One of the principles I disagree with Dave Ramsey about is, stopping all contributions to savings and investments in every situation. In our case, we only needed to defer savings for five months to be debt free. Our savings interest rate was less than 1%. We didn’t lose money by not saving for those five months. We had the cash to pay off the debt in one lump sum, it made me feel more comfortable leaving our savings account untouched. We didn’t make any withdrawals or deposits in those months. Make sure you consider all outcomes and alternatives, especially if you have a large debt.

Should I stop saving in order to pay off debt?

For example, if you have a debt that will take 10 years to pay off while not saving any money for retirement, I would do the math.

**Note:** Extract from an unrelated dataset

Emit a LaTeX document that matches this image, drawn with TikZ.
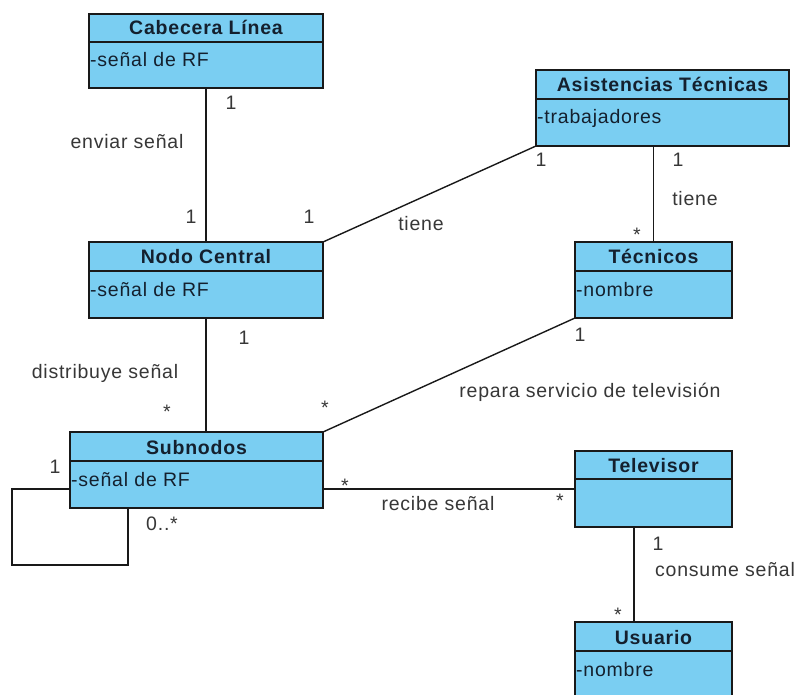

Consider the following:

  • Does your employer offer a contribution match to your retirement account? (i.e., 401k, 403b, TSP…)
  • Are there any tax advantages to contributing to a retirement account using pre-tax dollars?
  • What is the interest rate on the outstanding debt?

If your employer is matching your contributions by 5%, at the very least, consider putting enough to receive the employer match. More often than not, this makes better financial sense in the long term.

It’s so important to drastically reduce, preferably eliminate, all debt before you start thinking about investing. As for us, we’ve paid off over $8,000 in debt, now only 120 months to go on the FIRE road.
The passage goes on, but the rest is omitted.